If anyone chooses to grow up in a state that they love and leave and come back, that's great. I get it. But one of my aspirations in this endeavor is that no one in our state grows up feeling like in order to have the kind of future they want to have, they have to leave. I think that's a real distinction. The commitment is to ensure that no matter what path you're on, you can do that here in Michigan.

What is something people outside of Michigan ought to know about our state and its people?

When I met my husband, who’s from Massachusetts, he had never been to the Midwest. I was of course going on and on like I do and said, ‘You've got to see it, it'll blow your mind.’ As a requirement of our engagement, I made him come to Michigan and take a vacation. And he said something like, ‘Wow, it's like the Caribbean. I can't believe this is a lake!’ And that's exactly what you want from a partner if you love Michigan as much as I do.

People don't understand what we have here, and it's an incredible honor and privilege to be the steward of that kind of natural resource, and it’s also breathtaking and inspiring that we've been called to take that on. We have an incomparable responsibility and incredible opportunity for folks to live here and have a uniquely beautiful kind of life.

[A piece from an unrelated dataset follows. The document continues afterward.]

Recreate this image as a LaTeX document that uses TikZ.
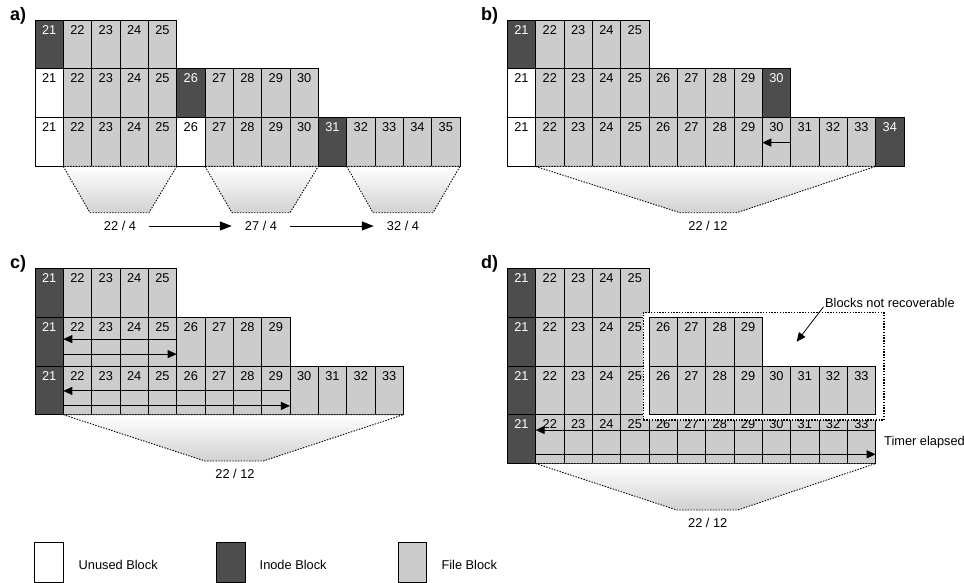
\documentclass[tikz,border=0pt]{standalone}
\usepackage{fontspec}
\setmainfont{Liberation Sans}
\usetikzlibrary{arrows.meta}
\definecolor{inode}{HTML}{4D4D4D}
\definecolor{fileblk}{HTML}{CCCCCC}
\newcommand\cellw{28.33}
\newcommand\cellfont{\fontsize{12.8}{14}\selectfont}
\newcommand\blkrow[5]{%
  \foreach \typ [count=\i from 0] in {#5} {
    \pgfmathtruncatemacro\nn{#4+\i}
    \node[blk-\typ] (#1-\i) at ({#2+\i*\cellw},{#3}) {};
    \node[num-\typ] (#1-\i-t) at ([yshift=-5pt]#1-\i.north) {\nn};
  }%
}
\tikzset{
  blk/.style={draw=black, line width=0.8pt, minimum width=28.33pt, minimum height=48.8pt,
    anchor=north west, inner sep=0pt, outer sep=0pt},
  blk-I/.style={blk, fill=inode},
  blk-F/.style={blk, fill=fileblk},
  blk-U/.style={blk, fill=white},
  num/.style={inner sep=0pt, anchor=north, font=\cellfont},
  num-I/.style={num, text=white},
  num-F/.style={num, text=black},
  num-U/.style={num, text=black},
  trap/.style={draw=black, line width=0.9pt, dash pattern=on 1.4pt off 1.4pt,
    top color=white, bottom color=black!18},
  lbl/.style={inner sep=0pt, font=\cellfont},
  panel/.style={inner sep=0pt, anchor=base west, font=\fontsize{18}{20}\selectfont\bfseries},
  bigarr/.style={line width=1pt, -{Triangle[length=12pt,width=9pt]}},
  arr/.style={line width=0.9pt, -{Triangle[length=9pt,width=8pt]}},
  lostbox/.style={draw=black, line width=1.1pt, dash pattern=on 1.4pt off 1.4pt, fill=white,
    anchor=north west, inner sep=0pt, outer sep=0pt, minimum width=240.7pt, minimum height=107.3pt},
  leg/.style={blk, minimum height=40pt, minimum width=28.7pt},
}
\begin{document}
\begin{tikzpicture}[x=1pt,y=-1pt]
\useasboundingbox (0,0) rectangle (964,582);
% ---------- a)
\node[panel] (pa) at (10,20.5) {a)};
\blkrow{a1}{35}{20}{21}{I,F,F,F,F}
\blkrow{a2}{35}{68.8}{21}{U,F,F,F,F,I,F,F,F,F}
\blkrow{a3}{35}{117.6}{21}{U,F,F,F,F,U,F,F,F,F,I,F,F,F,F}
\path[trap] (63.3,166.4) -- (90,212.7) -- (149,212.7) -- (176.7,166.4) -- cycle;
\path[trap] (205,166.4) -- (232,212.7) -- (290,212.7) -- (318.3,166.4) -- cycle;
\path[trap] (346.7,166.4) -- (373,212.7) -- (433,212.7) -- (460,166.4) -- cycle;
\node[lbl] (la1) at (120,226) {22 / 4};
\node[lbl] (la2) at (261,226) {27 / 4};
\node[lbl] (la3) at (403,226) {32 / 4};
\draw[bigarr] ([xshift=12.5pt]la1.east) -- ([xshift=-13pt]la2.west);
\draw[bigarr] ([xshift=13pt]la2.east) -- ([xshift=-13pt]la3.west);
% ---------- b)
\node[panel] (pb) at (481,20.5) {b)};
\blkrow{b1}{507.3}{20}{21}{I,F,F,F,F}
\blkrow{b2}{507.3}{68.8}{21}{U,F,F,F,F,F,F,F,F,I}
\blkrow{b3}{507.3}{117.6}{21}{U,F,F,F,F,F,F,F,F,F,F,F,F,I}
\draw[arr] ([yshift=-25pt]b3-9.north east) -- ([yshift=-25pt]b3-9.north west);
\path[trap] (535.6,166.4) -- (680,212.7) -- (736.7,212.7) -- (875.6,166.4) -- cycle;
\node[lbl] (lb) at (708,226) {22 / 12};
% ---------- c)
\node[panel] (pc) at (10,268.5) {c)};
\blkrow{c1}{35}{268.3}{21}{I,F,F,F,F}
\blkrow{c2}{35}{317.1}{21}{I,F,F,F,F,F,F,F,F}
\blkrow{c3}{35}{365.9}{21}{I,F,F,F,F,F,F,F,F,F,F,F,F}
\draw[arr] ([yshift=-22pt]c2-4.north east) -- ([yshift=-22pt]c2-1.north west);
\draw[arr] ([yshift=-37pt]c2-1.north west) -- ([yshift=-37pt]c2-4.north east);
\draw[arr] ([yshift=-25pt]c3-8.north east) -- ([yshift=-25pt]c3-1.north west);
\draw[arr] ([yshift=-40pt]c3-1.north west) -- ([yshift=-40pt]c3-8.north east);
\path[trap] (63.3,414.7) -- (205,461) -- (263.3,461) -- (403.3,414.7) -- cycle;
\node[lbl] (lc) at (235,474) {22 / 12};
% ---------- d)
\node[panel] (pd) at (481,268.5) {d)};
\blkrow{d1}{507.3}{268.3}{21}{I,F,F,F,F}
\blkrow{d2}{507.3}{317.1}{21}{I,F,F,F,F,F,F,F,F}
\blkrow{d3}{507.3}{365.9}{21}{I,F,F,F,F,F,F,F,F,F,F,F,F}
\blkrow{d4}{507.3}{414.7}{21}{I,F,F,F,F,F,F,F,F,F,F,F,F}
\node[lostbox] (lost) at (643.3,312.7) {};
\blkrow{e2}{648.95}{317.1}{26}{F,F,F,F}
\blkrow{e3}{648.95}{365.9}{26}{F,F,F,F,F,F,F,F}
\draw[arr] ([yshift=-15.3pt]d4-12.north east) -- ([yshift=-15.3pt]d4-1.north west);
\draw[arr] ([yshift=-39.6pt]d4-1.north west) -- ([yshift=-39.6pt]d4-12.north east);
\node[lbl, anchor=west] (timer) at (884,442) {Timer elapsed};
\node[lbl, anchor=west] (bnr) at (825,303.3) {Blocks not recoverable};
\coordinate (bnrtip) at (796.7,341.7);
\draw[arr, line width=0.8pt] ([xshift=-1.5pt,yshift=-3.5pt]bnr.west) -- (bnrtip);
\path[trap] (535.6,463.5) -- (676.7,510) -- (737.7,510) -- (875.7,463.5) -- cycle;
\node[lbl] (ld) at (707.7,522.7) {22 / 12};
% ---------- legend
\node[leg, fill=white] (gu) at (34.4,542.4) {};
\node[lbl, anchor=west] (tu) at (78.5,565.3) {Unused Block};
\node[leg, fill=inode] (gi) at (216.2,542.4) {};
\node[lbl, anchor=west] (ti) at (259.5,565.3) {Inode Block};
\node[leg, fill=fileblk] (gf) at (398,542.4) {};
\node[lbl, anchor=west] (tf) at (441.3,565.3) {File Block};
\end{tikzpicture}
\end{document}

Do you have some favorite hidden or not-so-hidden gems around the state?

I had a cabin on Higgins Lake growing up and we went up in the summers. My parents were both public school teachers, so they had the summers off, and we could go. It’s such a Michigan memory, but I'll never forget hanging out in the boat during the day and then getting a Nibbles ice cream cone with sprinkles. It was such an idyllic memory of Michigan summer.

One of the beautiful things about living in Detroit is it's full of gems. I feel like there's new things popping up all the time and I love to get to discover those. We have so many neighborhoods and I feel like I fall into a new neighborhood every weekend. I love Takoi, so that's one of my picks in Corktown. I love to stay at the Shinola Hotel for a staycation. They have great bathtubs, and I love a great tub. I love a trip to Candy Bar and the Siren Hotel. El Barzon is a Detroit staple that has been around forever, and it is a haunt of ours now.

Your Michigan tattoo has been a point of conversation since you were appointed into your position as Chief Growth Officer. What led to your decision to get a Michigan tattoo?

doe_tattoo_500x750.jpgThe joke I tell is that I like to always have a little Michigan up my sleeve. But I think the truth is more than the joke implies or lets on. I was living in Brooklyn at the time, and we'd been there for a while at that point. I was missing home. I love New York City, but when I would walk around, it didn't call to me in the way that Michigan calls to me.

I remember making the choice to wander over one weekend to a tattoo parlor in Williamsburg, Brooklyn and get it. I was immediately happy to have more connection to home. And I don't think it's just nostalgia; honestly, it's a belief in the opportunity for our future. It feels like a place of possibility and creation, where we're making things together. And I wanted to be able to look down and be inspired, frankly, as cheesy as it is, and reminded of home and possibility. And Michigan signifies that for me.